Словно отталкиваясь от первой абстрактной акварели Василия Кандинского 1910 года, Виталий Копачев последовательно выбирает тот же вектор творческого движения. Вначале он рассуждает о знаках, извлекая из памяти образы, на которые наводят эти знаки, чтобы искать сходства означаемого с означаемым, потом отдает предпочтение линиям, их изгибам, изломам (словно вновь иллюстрируя теоретические работы Кандинского), а затем формирует свободные цветовые пульсации и движения взаимодействующих цветов, приобретающих все более самостоятельное значение.

Словно во сне, в омуте нашего восприятия отдельные формы, ассоциативно узнаваемые элементы связуют видимый мир с той жизнью, что обращена вглубь личного бытия, неподвластного быть полностью определенным словом или формой. То есть Копачев, говоря словами Кандинского, следует от «мира как факта суждения» к «миру как факту вне суждения».

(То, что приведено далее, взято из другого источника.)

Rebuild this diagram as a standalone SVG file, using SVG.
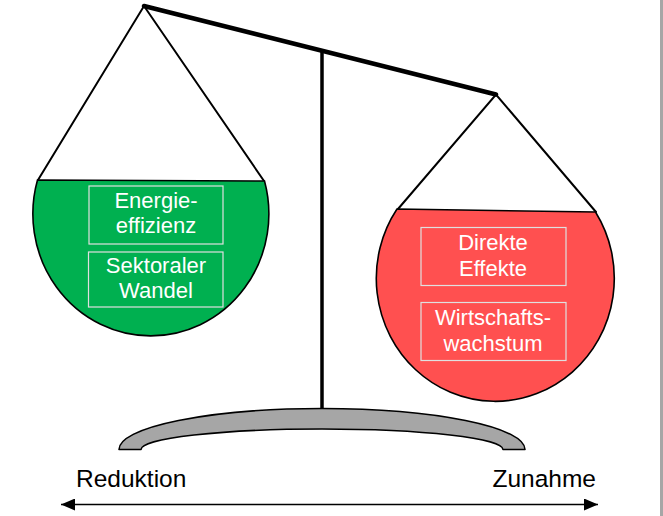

Линии и цветовые пятна ложатся на холст фрагментами воспоминаний, внезапными идеями, всплесками чувств, образуют единое пространство, становятся внешними признаками космографии внутренней духовной жизни. Запечатлеть свой мир, свой космос, донести его образы, его порядок и хаос, его красоту, издревле улавливаемую художниками, это и есть потребность Копачева и бессознательная мотивация его творчества. Сквозь видения и сновидения своих произведений художник приближается к визуализации собственного опыта жизни, находящегося вне области мечтаний и фантазий. Подлинный опыт, способный совместить будущее и прошлое, оживить дремотность сознания, которая, как туман, наполняет наши дни и лишь сгущается, если мы не пытаемся искать ответы о самих себе.